Yah, nasi telah menjadi bubur anggap saja kuliah dahulu membentuk mindset atau kerangka berpikir saya, berpikir untuk solve the problem dan it's work it. Ditempatkan di unit yang membutuhkan pemikir dan perencana waktu itu membuat saya bersyukur, meski berat dan banyak tuntutan tugas pekerjaan membuat saya tahu bagaimana sistem pemerintahan ini berjalan. Awal-awal karir itu saya sangat menikmatinya, selain masih bujang, jiwa idealisme saya masih kuat.

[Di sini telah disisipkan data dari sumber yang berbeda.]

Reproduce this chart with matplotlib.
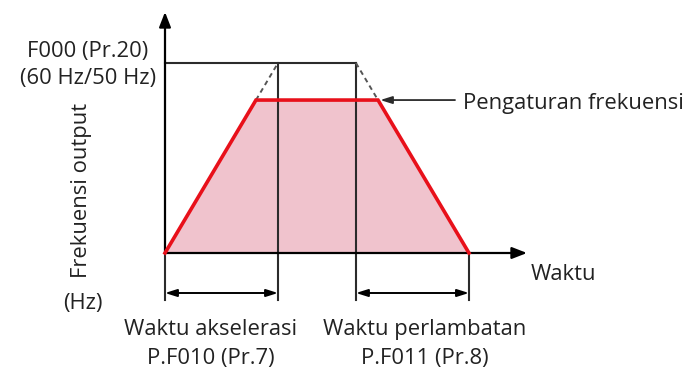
import matplotlib
matplotlib.use("Agg")
import matplotlib.pyplot as plt

# ---- data (time units, frequency Hz) ----
f_max = 60.0          # F000 (Pr.20)
f_set = 48.3          # frequency setting
t_acc = 10.0          # acceleration time to f_max (P.F010)
t_dec = 10.0          # deceleration time from f_max (P.F011)
t_dec_start = 16.9    # start of deceleration reference
profile_t = [0.0, t_acc * f_set / f_max, t_dec_start + t_dec * (f_max - f_set) / f_max, t_dec_start + t_dec]
profile_f = [0.0, f_set, f_set, 0.0]

labels = {
    "fmax": "F000 (Pr.20)\n(60 Hz/50 Hz)",
    "ylabel": "Frekuensi output",
    "unit": "(Hz)",
    "xlabel": "Waktu",
    "acc": "Waktu akselerasi\nP.F010 (Pr.7)",
    "dec": "Waktu perlambatan\nP.F011 (Pr.8)",
    "set": "Pengaturan frekuensi",
}

plt.rcParams['font.family'] = ['Open Sans', 'DejaVu Sans']
W, H = 694, 378
fig = plt.figure(figsize=(W / 100, H / 100), dpi=100)
ax = fig.add_axes([0, 0, 1, 1])
# pixel mapping: origin at (165, 253), 11.3 px per time unit, 190/60 px per Hz
sx = 11.3
sy = 190 / 60
ax.set_xlim(-165 / sx, (W - 165) / sx)
ax.set_ylim(-(H - 253) / sy, 253 / sy)
ax.axis("off")

dark = "#2b2b2b"
red = "#e8101a"
pink = "#f0c3cd"
t_end = t_dec_start + t_dec
y_dim = -40 / sy   # dimension line level
y_bot = -47 / sy   # bottom of extension lines

ax.fill(profile_t, profile_f, color=pink, zorder=1, lw=0)
ax.plot(profile_t, profile_f, color=red, lw=2.6, zorder=4, solid_joinstyle="miter")

ax.plot([profile_t[1], t_acc], [f_set, f_max], color="#555555", lw=1.4, ls=(0, (2.5, 2)), zorder=3)
ax.plot([t_dec_start, profile_t[2]], [f_max, f_set], color="#555555", lw=1.4, ls=(0, (2.5, 2)), zorder=3)

ax.plot([0, t_dec_start], [f_max, f_max], color=dark, lw=1.5, zorder=2)
for xv in [t_acc, t_dec_start]:
    ax.plot([xv, xv], [f_max, y_bot], color=dark, lw=1.5, zorder=2)
ax.plot([t_end, t_end], [0, y_bot], color=dark, lw=1.5, zorder=2)
ax.plot([0, 0], [0, y_bot], color=dark, lw=1.5, zorder=2)

ax.annotate("", xy=(0, 241 / sy), xytext=(0, 0),
            arrowprops=dict(arrowstyle="-|>,head_length=0.9,head_width=0.35", color="black", lw=1.6, shrinkA=0, shrinkB=0))
ax.annotate("", xy=((527 - 165) / sx, 0), xytext=(0, 0),
            arrowprops=dict(arrowstyle="-|>,head_length=0.9,head_width=0.35", color="black", lw=1.6, shrinkA=0, shrinkB=0))

for a, b in [(0, t_acc), (t_dec_start, t_end)]:
    ax.annotate("", xy=(b, y_dim), xytext=(a, y_dim),
                arrowprops=dict(arrowstyle="<|-|>,head_length=0.7,head_width=0.22", color="black", lw=1.4, shrinkA=0, shrinkB=0))

ax.annotate("", xy=(profile_t[2] + 0.2, f_set), xytext=((455 - 165) / sx, f_set),
            arrowprops=dict(arrowstyle="-|>,head_length=0.7,head_width=0.22", color=dark, lw=1.3, shrinkA=0, shrinkB=0))

fs = 15.8
tc = "#222222"
ax.text(-77 / sx, (253 - 65) / sy, labels["fmax"], ha="center", va="center", fontsize=fs, color=tc, linespacing=1.4)
ax.text(-83 / sx, (253 - 190) / sy, labels["ylabel"], ha="center", va="center", rotation=90, fontsize=fs, color=tc)
ax.text(-82 / sx, -50 / sy, labels["unit"], ha="center", va="center", fontsize=fs, color=tc)
ax.text((531 - 165) / sx, -22 / sy, labels["xlabel"], ha="left", va="center", fontsize=fs, color=tc)
ax.text((211 - 165) / sx, -91 / sy, labels["acc"], ha="center", va="center", fontsize=fs, color=tc, linespacing=1.45)
ax.text((425 - 165) / sx, -91 / sy, labels["dec"], ha="center", va="center", fontsize=fs, color=tc, linespacing=1.45)
ax.text((463 - 165) / sx, f_set - 1, labels["set"], ha="left", va="center", fontsize=fs, color=tc)

fig.savefig("out.png", dpi=100, facecolor="white")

Satu tahun pertama dilewati dengan lancar, dan di tahun pertama menjadi CPNS itulah saya juga meminang gadis pujaan selama ini, alhamdulillah karir dan jodoh diberikan kelancaran. Dari pernikahan inilah beberapa tantangan kehidupan dimulai. Berawal dari jarak yang memisahkan, sebelum menikah saya dan istri selalu bersama sejak dari SD hingga kuliah, baru pertama kali terpisah akibat jarak disaat telah menikah dan bekerja, istri saya kebetulan di tahun yang sama juga menjadi umbi-umbian di Pemda Kabupaten di timur homebase saya dan istri. Selama pernikahan sebelum memiliki anak tidak ada tantangan berarti hanya menahan rindu 5 hari saja dan itupun tidak mempengaruhi pekerjaan saya, karir mulai membaik ketika saya diberikan tugas yang lebih menantang daripada sebelumnya.

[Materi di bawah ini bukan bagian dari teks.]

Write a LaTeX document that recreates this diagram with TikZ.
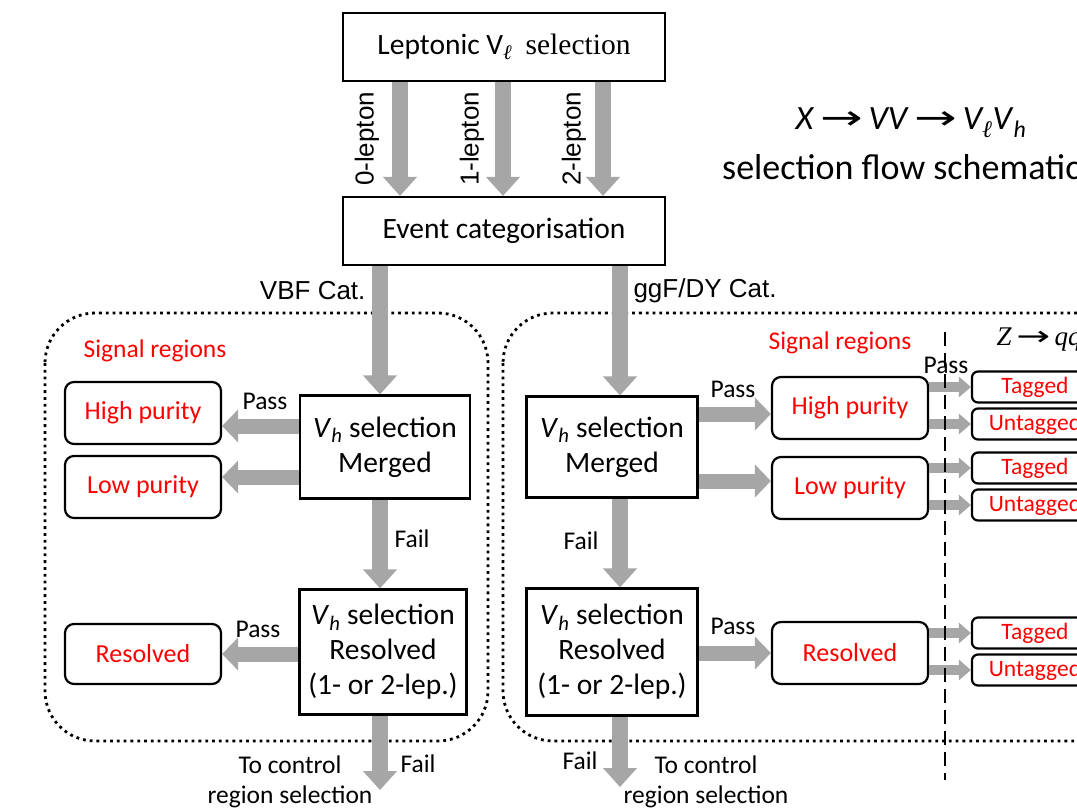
\documentclass[tikz,border=0pt]{standalone}
\usepackage{fontspec}
\setmainfont{Carlito}
\newfontfamily\arialfont{Liberation Sans}
\newfontfamily\serifont{Liberation Serif}
\newfontfamily\symfont{DejaVu Sans}
\usepackage{xcolor}
\usepackage{graphicx}
\usepackage{tikz}
\usetikzlibrary{arrows.meta, positioning, calc}

\definecolor{arrowgray}{RGB}{166,166,166}
\newcommand{\Vh}{\textit{V}\textsubscript{\textit{h}}}
\newcommand{\Vl}{V\textsubscript{{\serifont\itshape ℓ}}}
\newcommand{\rarr}{\,\scalebox{1.5}[1]{\symfont →}\,}

\begin{document}
\begin{tikzpicture}[
  x=1pt, y=-1pt,
  selbox/.style={draw, fill=white, line width=2.2pt, align=center, inner sep=0pt,
    font=\fontsize{29.5}{35}\selectfont},
  region/.style={draw, fill=white, rounded corners=9pt, line width=2.2pt, text=red,
    minimum width=156pt, minimum height=62pt, font=\fontsize{26}{30}\selectfont},
  tagbox/.style={draw, fill=white, rounded corners=6pt, line width=2.2pt, text=red,
    minimum width=126pt, minimum height=31pt, inner sep=0pt,
    font=\fontsize{23.5}{27}\selectfont},
  lbl/.style={font=\fontsize{25.5}{30}\selectfont},
  arlbl/.style={font=\arialfont\fontsize{26}{30}\selectfont},
  group/.style={line width=2.8pt, dash pattern=on 2.8pt off 4pt, rounded corners=50pt},
  fat/.style={line width=16pt, arrowgray, -{Triangle[length=19pt, width=33pt]}},
  fatH/.style={line width=15pt, arrowgray, -{Triangle[length=16pt, width=32pt]}},
  slim/.style={line width=10pt, arrowgray, -{Triangle[length=12pt, width=20pt]}},
]
  \useasboundingbox (0,0) rectangle (1077,807);
  \clip (0,0) rectangle (1077,807);

  % dotted category regions
  \draw[group] (45,313) rectangle (488,741);
  \draw[group] (503,313) rectangle (1140,741);

  \node (lep) [selbox, minimum width=322pt, minimum height=68pt] at (504,47)
    {Leptonic \Vl\ \ {\serifont selection}};
  \node (evt) [selbox, minimum width=322pt, minimum height=68pt] at (504,231)
    {Event categorisation};

  \node (mergL) [selbox, minimum width=170pt, minimum height=103pt] at (385,447)
    {\Vh\ selection\\Merged};
  \node (resL) [selbox, minimum width=167pt, minimum height=125pt] at (383,652)
    {\Vh\ selection\\Resolved\\(1- or 2-lep.)};
  \node (mergR) [selbox, minimum width=171pt, minimum height=101pt] at (612,447)
    {\Vh\ selection\\Merged};
  \node (resR) [selbox, minimum width=171pt, minimum height=127pt] at (612,652)
    {\Vh\ selection\\Resolved\\(1- or 2-lep.)};

  \node (hpL) [region] at (143,413) {High purity};
  \node (lpL) [region] at (143,487) {Low purity};
  \node (rsL) [region, minimum height=60pt] at (143,654) {Resolved};
  \node (hpR) [region] at (850,408) {High purity};
  \node (lpR) [region] at (850,488) {Low purity};
  \node (rsR) [region] at (850,653) {Resolved};

  \node (tg1) [tagbox] at (1035,387) {Tagged};
  \node (ut1) [tagbox] at (1035,424) {Untagged};
  \node (tg2) [tagbox] at (1035,468) {Tagged};
  \node (ut2) [tagbox] at (1035,505) {Untagged};
  \node (tg3) [tagbox] at (1035,633) {Tagged};
  \node (ut3) [tagbox] at (1035,670) {Untagged};

  \coordinate (ctlL) at (380,790);
  \coordinate (ctlR) at (620,787);

  % lepton channels
  \draw[fat] ([xshift=-104pt]lep.south) -- ([xshift=-104pt]evt.north);
  \draw[fat] ([xshift=-1pt]lep.south) -- ([xshift=-1pt]evt.north);
  \draw[fat] ([xshift=99pt]lep.south) -- ([xshift=99pt]evt.north);
  \node[arlbl, rotate=90] at ($(lep.south)!0.5!(evt.north)+(-137,0)$) {0-lepton};
  \node[arlbl, rotate=90] at ($(lep.south)!0.5!(evt.north)+(-32,0)$) {1-lepton};
  \node[arlbl, rotate=90] at ($(lep.south)!0.5!(evt.north)+(70,0)$) {2-lepton};

  % categories
  \draw[fat] ([xshift=-124pt]evt.south) -- ([xshift=-124pt]evt.south |- mergL.north);
  \draw[fat] ([xshift=116pt]evt.south) -- ([xshift=116pt]evt.south |- mergR.north);
  \node[arlbl, anchor=east] at (369,291) {VBF Cat.};
  \node[arlbl, anchor=west] at (630,291) {ggF/DY Cat.};

  \node[lbl, text=red] at (155,351) {Signal regions};
  \node[lbl, text=red] at (840,343) {Signal regions};

  % VBF branch
  \draw[fatH] ([yshift=21pt]mergL.west) -- ([yshift=-13pt]hpL.east);
  \draw[fatH] ([yshift=-30pt]mergL.west) -- ([yshift=10pt]lpL.east);
  \draw[fat] ([xshift=-5pt]mergL.south) -- ([xshift=-5pt]mergL.south |- resL.north);
  \draw[fatH] (rsL.east -| resL.west) -- (rsL.east);
  \draw[fat] (resL.south -| ctlL) -- (ctlL);
  \node[lbl] at (265,401) {Pass};
  \node[lbl] at (258,629) {Pass};
  \node[lbl] at (412,539) {Fail};
  \node[lbl] at (418,764) {Fail};
  \node[lbl, align=center] at (290,782) {To control\\region selection};

  % ggF/DY branch
  \draw[fatH] ([yshift=33pt]mergR.east) -- ([yshift=-6pt]hpR.west);
  \draw[fatH] ([yshift=-34pt]mergR.east) -- ([yshift=7pt]lpR.west);
  \draw[fat] ([xshift=8pt]mergR.south) -- ([xshift=8pt]mergR.south |- resR.north);
  \draw[fatH] (rsR.west -| resR.east) -- (rsR.west);
  \draw[fat] (resR.south -| ctlR) -- (ctlR);
  \node[lbl] at (733,389) {Pass};
  \node[lbl] at (733,626) {Pass};
  \node[lbl] at (581,541) {Fail};
  \node[lbl] at (580,761) {Fail};
  \node[lbl, align=center] at (706,782) {To control\\region selection};

  % Z -> qq tagging
  \draw[slim] (hpR.east |- tg1.west) -- (tg1.west);
  \draw[slim] (hpR.east |- ut1.west) -- (ut1.west);
  \draw[slim] (lpR.east |- tg2.west) -- (tg2.west);
  \draw[slim] (lpR.east |- ut2.west) -- (ut2.west);
  \draw[slim] (rsR.east |- tg3.west) -- (tg3.west);
  \draw[slim] (rsR.east |- ut3.west) -- (ut3.west);
  \node[lbl] at (946,365) {Pass};
  \node[font=\serifont\fontsize{27}{30}\selectfont, anchor=west] at (993,340)
    {\textit{Z}\rarr\textit{qq}};
  \draw[line width=1.5pt, dash pattern=on 14pt off 7pt] (945,332) -- (945,780);

  % title
  \node[font=\fontsize{34}{40}\selectfont] at (911,123)
    {\textit{X}\rarr\textit{VV}\rarr\textit{\Vl}\Vh};
  \node[font=\fontsize{36}{42}\selectfont, anchor=west, inner sep=0pt] at (722,167)
    {selection flow schematic};
\end{tikzpicture}
\end{document}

Satu tahun pernikahan alhamdulillah kami berdua dikaruniai seorang anak yang gemoy sekali, rasa rindu ketika berpisah akibat pekerjaan mulai menguat, sebelum memiliki anak belum ada rasa rindu yang mengganggu pekerjaan. Namun ketika anak ini mulai tumbuh dan berkembang, pikiran mulai bercabang-cabang, saya sempat mengutarakan ke istri saya bagaimana kalau menunggu 5 tahun lagi atau 10 tahun untuk saya bisa pindah berkumpul selagi saya memantapkan karir disini, namun dari mata istri saya kulihat harapan agar saya segera pindah hidup bersama tanpa ada jarak diantara kita.

Saya mencoba memaksakan bagaimana istri saya saja yang pindah, kita beli rumah disini. Namun istri saya tidak ada upaya untuk pindah dikarenakan ada perjanjian 10 tahun untuk tidak mengajukan pindah, padahal saya pikir apa sih yang tidak bisa, apalagi istri ikut suami dapat dipermudah prosesnya. Maka dari situlah dilema dimulai, karir apa keluarga?

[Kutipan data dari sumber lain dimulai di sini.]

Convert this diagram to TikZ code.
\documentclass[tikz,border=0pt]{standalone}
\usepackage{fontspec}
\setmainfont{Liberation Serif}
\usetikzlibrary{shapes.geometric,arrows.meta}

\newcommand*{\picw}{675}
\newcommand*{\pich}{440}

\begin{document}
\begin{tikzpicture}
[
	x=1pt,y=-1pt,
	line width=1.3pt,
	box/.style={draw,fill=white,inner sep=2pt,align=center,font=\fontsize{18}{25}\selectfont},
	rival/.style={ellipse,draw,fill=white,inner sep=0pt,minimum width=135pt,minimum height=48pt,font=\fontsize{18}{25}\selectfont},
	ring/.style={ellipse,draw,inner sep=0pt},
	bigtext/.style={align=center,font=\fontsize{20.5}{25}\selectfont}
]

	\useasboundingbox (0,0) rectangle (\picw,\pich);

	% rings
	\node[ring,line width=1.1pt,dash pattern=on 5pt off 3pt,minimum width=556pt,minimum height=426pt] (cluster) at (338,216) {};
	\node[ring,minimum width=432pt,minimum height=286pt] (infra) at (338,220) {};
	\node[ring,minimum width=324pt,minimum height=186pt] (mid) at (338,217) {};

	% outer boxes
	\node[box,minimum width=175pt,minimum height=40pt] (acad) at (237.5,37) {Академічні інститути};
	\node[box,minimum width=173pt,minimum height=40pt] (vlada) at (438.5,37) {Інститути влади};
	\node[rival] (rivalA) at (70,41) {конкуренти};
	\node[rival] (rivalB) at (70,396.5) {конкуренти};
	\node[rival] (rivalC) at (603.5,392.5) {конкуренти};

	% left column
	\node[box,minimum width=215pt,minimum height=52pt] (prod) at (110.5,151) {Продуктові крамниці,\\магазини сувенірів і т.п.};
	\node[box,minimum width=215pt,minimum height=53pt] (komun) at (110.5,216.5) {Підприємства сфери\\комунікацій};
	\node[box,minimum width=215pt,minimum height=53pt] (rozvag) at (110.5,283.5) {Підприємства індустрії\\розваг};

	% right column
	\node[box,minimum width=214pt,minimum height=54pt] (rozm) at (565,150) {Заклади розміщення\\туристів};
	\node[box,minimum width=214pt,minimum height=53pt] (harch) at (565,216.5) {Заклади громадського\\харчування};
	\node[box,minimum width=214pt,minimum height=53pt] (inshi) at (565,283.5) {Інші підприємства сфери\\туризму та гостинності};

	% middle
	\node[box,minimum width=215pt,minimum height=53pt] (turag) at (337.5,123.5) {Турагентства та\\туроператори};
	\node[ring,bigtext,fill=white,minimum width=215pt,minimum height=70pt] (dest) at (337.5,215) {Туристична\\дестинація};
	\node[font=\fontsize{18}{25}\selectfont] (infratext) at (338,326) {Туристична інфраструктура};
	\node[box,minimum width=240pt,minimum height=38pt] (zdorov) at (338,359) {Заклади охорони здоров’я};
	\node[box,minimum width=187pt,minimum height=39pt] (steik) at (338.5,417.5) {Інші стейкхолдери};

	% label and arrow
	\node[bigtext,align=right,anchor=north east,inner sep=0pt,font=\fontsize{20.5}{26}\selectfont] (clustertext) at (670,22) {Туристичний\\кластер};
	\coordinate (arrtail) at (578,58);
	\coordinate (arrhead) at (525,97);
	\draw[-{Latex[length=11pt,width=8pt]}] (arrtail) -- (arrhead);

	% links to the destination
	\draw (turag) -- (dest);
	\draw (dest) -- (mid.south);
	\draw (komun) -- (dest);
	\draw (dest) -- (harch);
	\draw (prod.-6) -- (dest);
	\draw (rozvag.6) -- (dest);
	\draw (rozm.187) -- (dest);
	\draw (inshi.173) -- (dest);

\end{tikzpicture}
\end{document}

Akal sehat saya mengutarakan bahwa mengejar karir itupun tujuannya untuk keluarga bukan? namun apa daya akal sehatpun dipatahkan dengan perasaan, yap saya akhirnya mengalah. Saya yang pindah, meninggalkan karir yang baru saja ditapak. Namun sayang, kesalahan saya waktu itu memilih tempat berlabuh. Seandainya saya kekeuh dengan pilihan saya, maka saya tidak mengulang dari awal karir ini dikarenakan pekerjaan saya sebelumnya masih dapat terpakai di tempat tujuan itu, namun saya lebih memilih pendapat orang lain, saya tahu resiko di tempat tersebut jika ilmu saya tak akan terpakai dan akhirnya itupun terjadi. Kebiasaan pekerjaan yang high pressure di tempat sebelumnya akhirnya terhempas hilang dan kini saya menjadi PNS yang orang-orang awam diluar sana berstigma, yakni "atlit zuma" alias banyak nganggurnya.

Apakah saya frustasi? tentu jelas sangat frustasi, terbiasa dengan banyak pekerjaan namun sekarang malah bingung mencari kerjaan apa yang bisa saya kerjakan. Waktu itu merupakan waktu terberat saya, namun dengan perlahan saya sudah mulai terbiasa, merasa muram seharian namun sampai dirumah senyuman anak yang sangat tulus menyambut kedatangan saya di rumah membuat semuanya lepas dan hangat, untuk saat ini melihat anak saya bahagia cukuplah untuk mengobati perasaan saya, masalah karir kedepan semoga Tuhan memberikan jalan terbaiknya.

Untuk saat ini ngepush rank terus. eh

Menurut kalian lebih penting karir apa keluarga?